-------- Source material --------
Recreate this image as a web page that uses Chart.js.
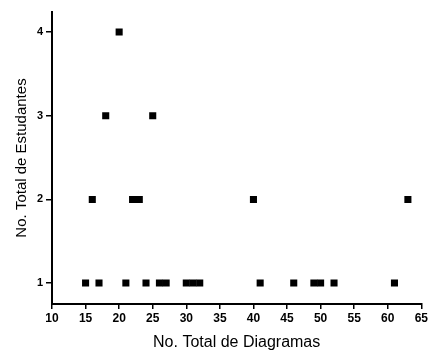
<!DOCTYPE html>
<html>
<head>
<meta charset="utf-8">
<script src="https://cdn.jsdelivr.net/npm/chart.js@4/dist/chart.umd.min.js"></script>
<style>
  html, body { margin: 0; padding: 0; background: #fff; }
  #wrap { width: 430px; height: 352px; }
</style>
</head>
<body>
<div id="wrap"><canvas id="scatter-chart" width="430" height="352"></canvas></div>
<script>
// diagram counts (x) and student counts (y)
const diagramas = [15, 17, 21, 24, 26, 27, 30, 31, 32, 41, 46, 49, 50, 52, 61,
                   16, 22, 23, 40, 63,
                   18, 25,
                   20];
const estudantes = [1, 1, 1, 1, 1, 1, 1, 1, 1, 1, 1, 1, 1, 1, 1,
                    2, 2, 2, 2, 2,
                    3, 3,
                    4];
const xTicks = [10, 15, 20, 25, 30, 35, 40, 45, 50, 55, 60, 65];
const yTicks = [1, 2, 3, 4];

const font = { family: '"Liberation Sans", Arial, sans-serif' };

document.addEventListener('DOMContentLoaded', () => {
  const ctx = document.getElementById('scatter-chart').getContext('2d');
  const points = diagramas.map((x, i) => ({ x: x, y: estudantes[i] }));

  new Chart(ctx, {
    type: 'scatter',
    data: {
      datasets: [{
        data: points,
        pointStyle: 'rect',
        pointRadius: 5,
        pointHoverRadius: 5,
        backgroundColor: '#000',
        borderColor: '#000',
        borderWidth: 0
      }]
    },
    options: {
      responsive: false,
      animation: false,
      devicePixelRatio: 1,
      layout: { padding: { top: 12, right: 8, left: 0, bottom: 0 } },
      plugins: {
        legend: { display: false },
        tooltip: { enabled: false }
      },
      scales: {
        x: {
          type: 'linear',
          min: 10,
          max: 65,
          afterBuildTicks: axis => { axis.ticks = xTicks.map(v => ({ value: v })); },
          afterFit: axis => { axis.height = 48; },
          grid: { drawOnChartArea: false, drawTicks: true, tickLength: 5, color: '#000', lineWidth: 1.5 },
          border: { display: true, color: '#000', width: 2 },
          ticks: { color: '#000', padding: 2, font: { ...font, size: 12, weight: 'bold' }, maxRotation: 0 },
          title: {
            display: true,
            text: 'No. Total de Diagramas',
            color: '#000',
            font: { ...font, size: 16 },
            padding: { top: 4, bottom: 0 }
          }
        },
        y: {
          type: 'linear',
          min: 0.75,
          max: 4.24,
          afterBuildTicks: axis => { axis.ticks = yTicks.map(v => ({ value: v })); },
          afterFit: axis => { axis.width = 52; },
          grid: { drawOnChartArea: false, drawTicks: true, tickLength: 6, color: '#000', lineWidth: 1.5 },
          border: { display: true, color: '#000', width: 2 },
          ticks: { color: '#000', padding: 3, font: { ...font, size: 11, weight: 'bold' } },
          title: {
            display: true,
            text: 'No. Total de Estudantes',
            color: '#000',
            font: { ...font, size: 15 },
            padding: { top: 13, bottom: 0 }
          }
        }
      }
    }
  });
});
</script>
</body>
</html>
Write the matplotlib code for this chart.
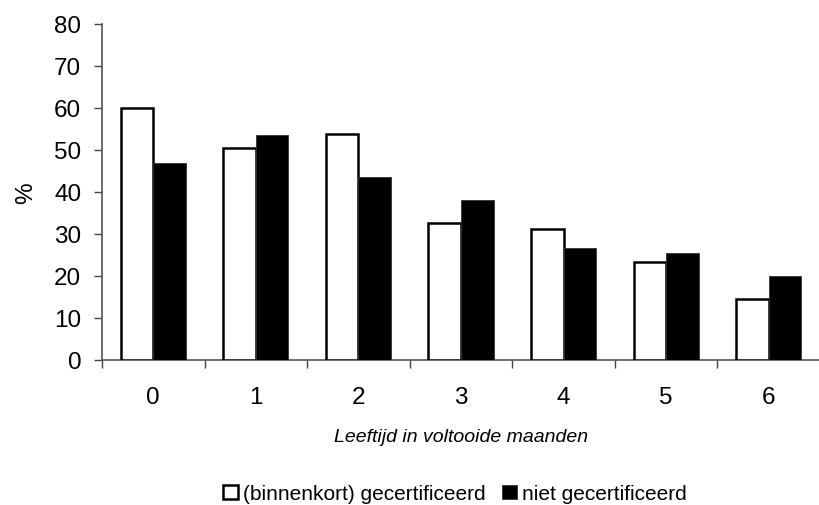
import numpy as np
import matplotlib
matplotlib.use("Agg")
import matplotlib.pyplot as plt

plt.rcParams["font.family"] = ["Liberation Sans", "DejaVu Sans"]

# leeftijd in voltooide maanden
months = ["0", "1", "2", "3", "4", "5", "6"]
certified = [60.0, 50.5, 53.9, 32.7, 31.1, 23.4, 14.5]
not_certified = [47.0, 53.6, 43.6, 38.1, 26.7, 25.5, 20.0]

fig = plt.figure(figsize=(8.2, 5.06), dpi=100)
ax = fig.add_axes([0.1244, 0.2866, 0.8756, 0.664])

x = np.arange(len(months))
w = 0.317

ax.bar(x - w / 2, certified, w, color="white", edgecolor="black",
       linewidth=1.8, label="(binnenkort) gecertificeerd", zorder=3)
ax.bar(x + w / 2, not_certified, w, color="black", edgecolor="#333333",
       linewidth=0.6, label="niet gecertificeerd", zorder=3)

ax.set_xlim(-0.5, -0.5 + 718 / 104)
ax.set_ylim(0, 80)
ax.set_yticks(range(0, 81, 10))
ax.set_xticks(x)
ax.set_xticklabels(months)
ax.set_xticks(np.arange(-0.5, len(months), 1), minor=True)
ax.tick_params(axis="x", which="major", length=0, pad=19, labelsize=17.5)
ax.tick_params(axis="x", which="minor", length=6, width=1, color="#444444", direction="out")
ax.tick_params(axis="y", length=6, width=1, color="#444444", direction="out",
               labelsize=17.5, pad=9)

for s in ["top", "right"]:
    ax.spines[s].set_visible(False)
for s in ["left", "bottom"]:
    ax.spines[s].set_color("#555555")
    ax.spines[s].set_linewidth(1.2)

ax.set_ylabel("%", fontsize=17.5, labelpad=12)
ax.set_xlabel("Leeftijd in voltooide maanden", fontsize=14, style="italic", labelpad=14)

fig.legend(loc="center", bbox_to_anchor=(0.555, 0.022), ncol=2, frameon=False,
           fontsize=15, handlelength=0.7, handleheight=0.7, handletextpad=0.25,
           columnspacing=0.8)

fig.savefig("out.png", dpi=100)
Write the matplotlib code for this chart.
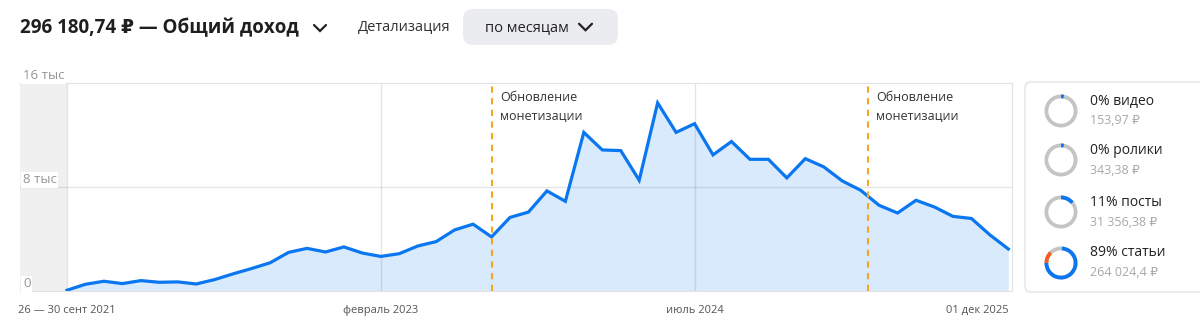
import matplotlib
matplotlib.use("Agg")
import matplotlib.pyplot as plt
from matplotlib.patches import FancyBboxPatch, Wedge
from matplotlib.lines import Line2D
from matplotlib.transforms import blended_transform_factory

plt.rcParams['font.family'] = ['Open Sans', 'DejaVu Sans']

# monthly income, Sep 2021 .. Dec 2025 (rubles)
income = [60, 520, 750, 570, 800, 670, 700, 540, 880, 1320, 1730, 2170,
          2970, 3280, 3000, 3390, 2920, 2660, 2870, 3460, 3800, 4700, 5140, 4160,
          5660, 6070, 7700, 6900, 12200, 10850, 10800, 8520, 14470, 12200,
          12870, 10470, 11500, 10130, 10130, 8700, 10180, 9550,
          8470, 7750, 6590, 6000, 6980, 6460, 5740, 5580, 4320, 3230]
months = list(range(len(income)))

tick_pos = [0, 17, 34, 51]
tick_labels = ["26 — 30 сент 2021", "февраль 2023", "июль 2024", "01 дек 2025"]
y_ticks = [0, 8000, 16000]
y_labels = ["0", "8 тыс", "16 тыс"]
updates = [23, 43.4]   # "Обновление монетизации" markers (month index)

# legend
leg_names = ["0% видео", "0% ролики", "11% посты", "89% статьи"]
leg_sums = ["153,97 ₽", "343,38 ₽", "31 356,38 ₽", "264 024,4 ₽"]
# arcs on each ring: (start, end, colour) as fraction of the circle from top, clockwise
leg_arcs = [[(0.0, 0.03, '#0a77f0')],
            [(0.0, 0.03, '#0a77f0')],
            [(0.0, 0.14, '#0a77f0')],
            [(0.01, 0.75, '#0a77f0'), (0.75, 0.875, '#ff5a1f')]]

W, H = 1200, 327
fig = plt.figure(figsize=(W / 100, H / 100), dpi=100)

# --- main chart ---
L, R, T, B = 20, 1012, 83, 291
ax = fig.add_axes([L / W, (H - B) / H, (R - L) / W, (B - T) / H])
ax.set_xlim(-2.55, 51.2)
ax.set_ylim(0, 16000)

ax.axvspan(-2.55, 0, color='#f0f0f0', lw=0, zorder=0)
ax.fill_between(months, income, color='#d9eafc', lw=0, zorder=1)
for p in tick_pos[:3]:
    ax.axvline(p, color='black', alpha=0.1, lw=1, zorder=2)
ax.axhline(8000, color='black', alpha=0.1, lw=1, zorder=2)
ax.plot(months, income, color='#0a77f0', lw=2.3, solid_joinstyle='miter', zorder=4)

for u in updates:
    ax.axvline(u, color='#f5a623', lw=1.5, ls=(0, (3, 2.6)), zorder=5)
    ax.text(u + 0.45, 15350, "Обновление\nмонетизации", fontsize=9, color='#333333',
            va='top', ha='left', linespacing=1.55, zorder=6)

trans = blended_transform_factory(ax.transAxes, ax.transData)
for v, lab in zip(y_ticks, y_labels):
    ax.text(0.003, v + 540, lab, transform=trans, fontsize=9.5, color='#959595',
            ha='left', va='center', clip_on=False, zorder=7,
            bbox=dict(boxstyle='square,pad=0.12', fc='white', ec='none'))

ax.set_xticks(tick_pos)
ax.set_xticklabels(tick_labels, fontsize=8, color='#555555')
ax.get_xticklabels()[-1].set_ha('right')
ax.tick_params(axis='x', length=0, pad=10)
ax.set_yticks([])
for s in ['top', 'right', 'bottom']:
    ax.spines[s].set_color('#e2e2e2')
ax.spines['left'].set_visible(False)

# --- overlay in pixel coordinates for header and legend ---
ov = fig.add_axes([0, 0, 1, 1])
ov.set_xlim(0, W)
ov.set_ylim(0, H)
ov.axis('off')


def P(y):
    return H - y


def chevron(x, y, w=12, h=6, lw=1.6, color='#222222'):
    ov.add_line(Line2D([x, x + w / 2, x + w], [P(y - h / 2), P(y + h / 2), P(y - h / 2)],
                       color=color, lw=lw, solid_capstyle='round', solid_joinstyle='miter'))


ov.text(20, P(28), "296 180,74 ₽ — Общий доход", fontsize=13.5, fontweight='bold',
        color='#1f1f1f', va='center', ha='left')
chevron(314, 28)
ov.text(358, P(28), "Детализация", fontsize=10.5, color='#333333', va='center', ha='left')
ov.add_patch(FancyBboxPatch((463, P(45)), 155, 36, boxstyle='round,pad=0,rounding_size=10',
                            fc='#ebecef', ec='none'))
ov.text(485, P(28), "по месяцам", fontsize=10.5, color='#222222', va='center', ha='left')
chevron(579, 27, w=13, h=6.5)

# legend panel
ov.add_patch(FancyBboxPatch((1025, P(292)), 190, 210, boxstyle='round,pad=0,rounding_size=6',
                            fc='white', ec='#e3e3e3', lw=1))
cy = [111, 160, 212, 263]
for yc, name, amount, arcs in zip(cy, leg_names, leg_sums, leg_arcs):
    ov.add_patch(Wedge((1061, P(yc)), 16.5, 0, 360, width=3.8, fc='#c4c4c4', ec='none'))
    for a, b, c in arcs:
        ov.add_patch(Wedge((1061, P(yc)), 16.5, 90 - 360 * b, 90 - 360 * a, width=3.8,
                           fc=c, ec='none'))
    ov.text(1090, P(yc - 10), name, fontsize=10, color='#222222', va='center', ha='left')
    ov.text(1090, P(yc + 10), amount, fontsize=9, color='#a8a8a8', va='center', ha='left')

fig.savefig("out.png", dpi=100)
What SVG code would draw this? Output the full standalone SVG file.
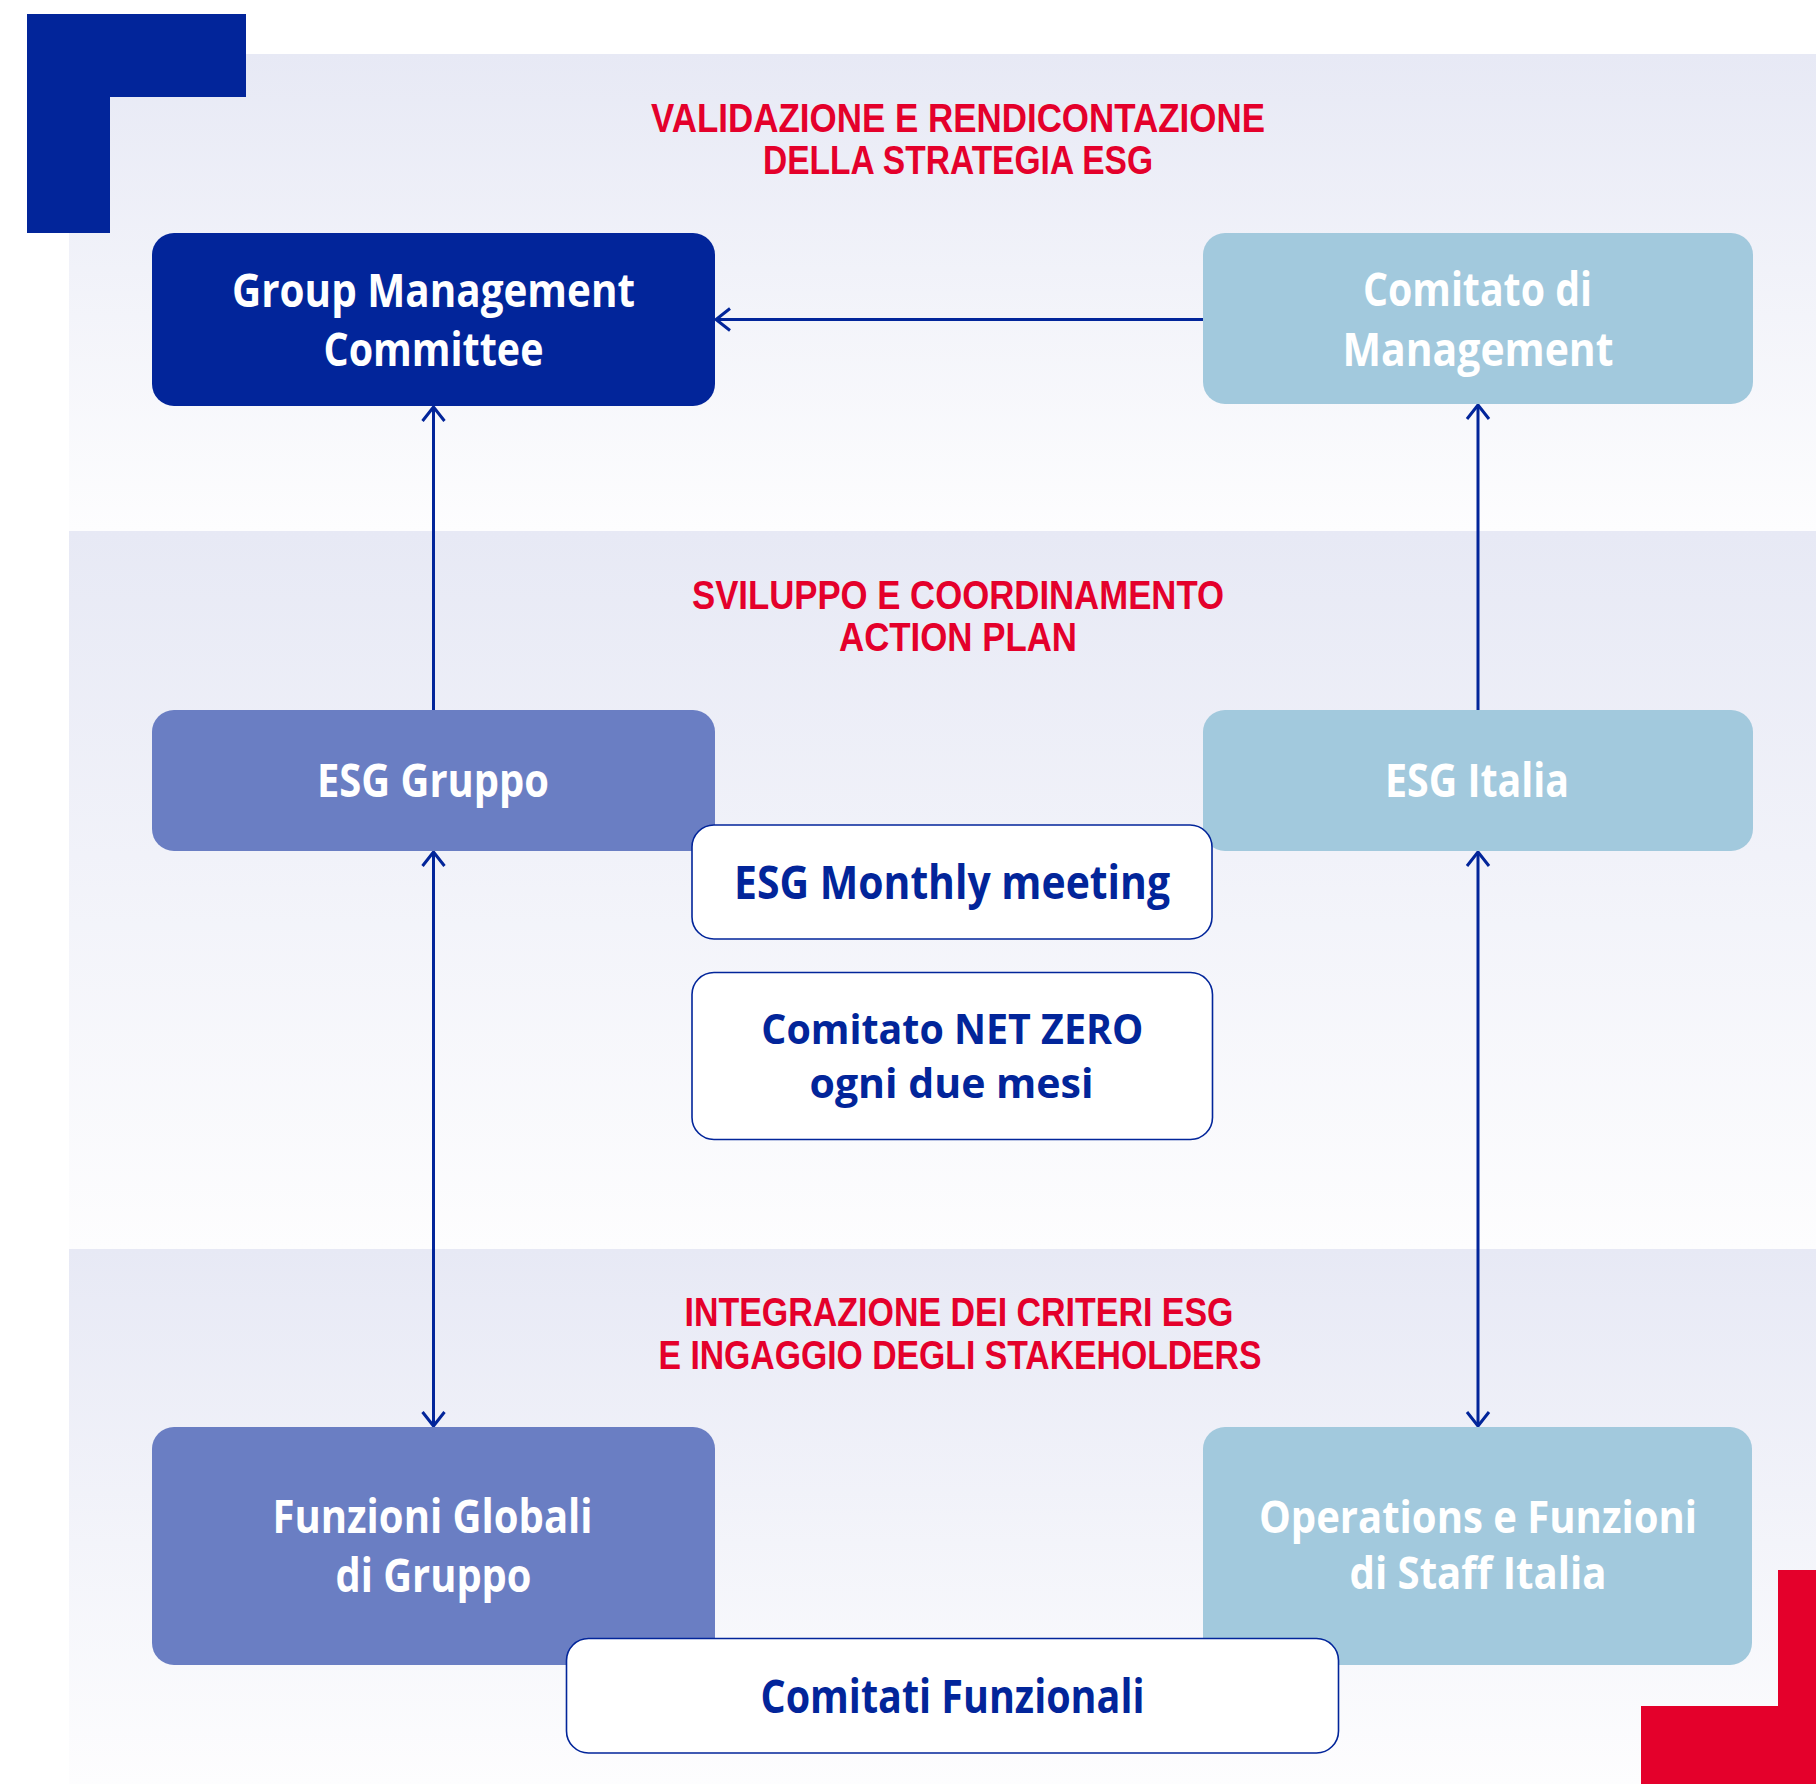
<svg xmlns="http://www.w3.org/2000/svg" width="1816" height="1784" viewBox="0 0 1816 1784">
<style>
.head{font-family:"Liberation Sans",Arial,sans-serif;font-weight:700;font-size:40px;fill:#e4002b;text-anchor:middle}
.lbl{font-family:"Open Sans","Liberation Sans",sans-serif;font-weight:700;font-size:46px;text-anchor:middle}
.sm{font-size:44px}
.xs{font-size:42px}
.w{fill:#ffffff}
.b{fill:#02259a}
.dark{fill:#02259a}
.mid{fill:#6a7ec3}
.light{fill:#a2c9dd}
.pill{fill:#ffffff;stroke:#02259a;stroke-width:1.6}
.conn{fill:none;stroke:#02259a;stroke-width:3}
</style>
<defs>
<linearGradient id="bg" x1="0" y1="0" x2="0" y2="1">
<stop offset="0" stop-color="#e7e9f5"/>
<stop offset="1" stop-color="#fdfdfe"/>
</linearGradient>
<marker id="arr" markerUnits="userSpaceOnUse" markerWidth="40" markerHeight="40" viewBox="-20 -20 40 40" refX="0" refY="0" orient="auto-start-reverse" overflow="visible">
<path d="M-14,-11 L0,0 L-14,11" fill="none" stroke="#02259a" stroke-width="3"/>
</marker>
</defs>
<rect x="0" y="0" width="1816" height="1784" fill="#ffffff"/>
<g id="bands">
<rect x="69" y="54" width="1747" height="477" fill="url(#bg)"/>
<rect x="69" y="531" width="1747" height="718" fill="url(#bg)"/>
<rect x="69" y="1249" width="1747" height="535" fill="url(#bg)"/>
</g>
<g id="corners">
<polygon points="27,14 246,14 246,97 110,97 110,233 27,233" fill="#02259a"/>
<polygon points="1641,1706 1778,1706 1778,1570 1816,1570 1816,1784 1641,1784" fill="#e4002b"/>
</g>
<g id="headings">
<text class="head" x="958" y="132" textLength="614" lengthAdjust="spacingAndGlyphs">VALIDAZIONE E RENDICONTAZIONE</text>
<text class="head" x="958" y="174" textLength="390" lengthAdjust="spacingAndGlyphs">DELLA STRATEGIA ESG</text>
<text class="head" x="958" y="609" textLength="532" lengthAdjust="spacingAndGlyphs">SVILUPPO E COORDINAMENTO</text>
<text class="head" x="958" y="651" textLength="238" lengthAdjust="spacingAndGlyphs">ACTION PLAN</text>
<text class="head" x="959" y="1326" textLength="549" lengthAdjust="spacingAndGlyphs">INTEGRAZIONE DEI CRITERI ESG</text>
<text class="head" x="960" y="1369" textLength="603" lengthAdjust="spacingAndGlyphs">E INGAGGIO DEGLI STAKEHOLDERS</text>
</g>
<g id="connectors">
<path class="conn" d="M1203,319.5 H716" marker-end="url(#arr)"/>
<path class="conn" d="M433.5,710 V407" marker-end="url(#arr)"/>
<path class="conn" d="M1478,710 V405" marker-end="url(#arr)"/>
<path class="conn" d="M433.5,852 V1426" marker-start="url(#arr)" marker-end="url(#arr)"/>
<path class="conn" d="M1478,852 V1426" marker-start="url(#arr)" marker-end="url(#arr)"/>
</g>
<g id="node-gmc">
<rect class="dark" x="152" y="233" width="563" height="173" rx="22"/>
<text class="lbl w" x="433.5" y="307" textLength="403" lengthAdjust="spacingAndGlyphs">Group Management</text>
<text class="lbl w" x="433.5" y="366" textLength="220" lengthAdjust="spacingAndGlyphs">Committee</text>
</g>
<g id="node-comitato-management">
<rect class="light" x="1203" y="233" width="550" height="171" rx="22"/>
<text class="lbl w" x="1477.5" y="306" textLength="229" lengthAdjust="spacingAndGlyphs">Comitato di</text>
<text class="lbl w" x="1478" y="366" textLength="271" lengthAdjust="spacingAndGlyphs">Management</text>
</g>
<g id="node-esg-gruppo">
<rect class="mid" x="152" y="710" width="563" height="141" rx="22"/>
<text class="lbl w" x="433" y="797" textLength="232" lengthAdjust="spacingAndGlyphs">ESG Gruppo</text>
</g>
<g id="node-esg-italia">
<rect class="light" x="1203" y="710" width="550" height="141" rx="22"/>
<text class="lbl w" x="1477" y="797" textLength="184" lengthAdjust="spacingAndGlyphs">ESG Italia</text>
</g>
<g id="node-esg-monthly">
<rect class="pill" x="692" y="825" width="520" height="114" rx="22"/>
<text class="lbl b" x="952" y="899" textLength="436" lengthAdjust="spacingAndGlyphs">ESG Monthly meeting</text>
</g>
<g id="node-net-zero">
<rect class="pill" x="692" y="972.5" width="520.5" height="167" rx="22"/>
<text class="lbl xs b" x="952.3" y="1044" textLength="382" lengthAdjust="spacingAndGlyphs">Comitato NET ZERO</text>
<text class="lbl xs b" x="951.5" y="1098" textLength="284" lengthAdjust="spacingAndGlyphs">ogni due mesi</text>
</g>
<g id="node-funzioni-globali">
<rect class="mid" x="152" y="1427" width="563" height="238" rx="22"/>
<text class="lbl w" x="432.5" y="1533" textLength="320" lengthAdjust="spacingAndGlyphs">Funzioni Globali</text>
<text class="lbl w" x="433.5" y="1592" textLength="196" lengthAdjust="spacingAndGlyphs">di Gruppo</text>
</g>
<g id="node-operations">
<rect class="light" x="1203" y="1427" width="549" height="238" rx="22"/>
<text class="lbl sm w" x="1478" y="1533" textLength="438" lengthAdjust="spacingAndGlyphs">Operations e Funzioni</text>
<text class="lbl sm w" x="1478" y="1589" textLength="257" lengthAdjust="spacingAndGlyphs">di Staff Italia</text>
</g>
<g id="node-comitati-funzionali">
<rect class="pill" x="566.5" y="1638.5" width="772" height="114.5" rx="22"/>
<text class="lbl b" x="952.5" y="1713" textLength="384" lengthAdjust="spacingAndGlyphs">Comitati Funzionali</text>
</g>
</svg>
--------
■ Requirement ■
Select every line of the material above holding the word "this" and copy it.

■ Task answer ■
Recreate this image as a web page that uses Chart.js.
Write the matplotlib code for this chart.
Write the matplotlib code for this chart.
What SVG code would draw this? Output the full standalone SVG file.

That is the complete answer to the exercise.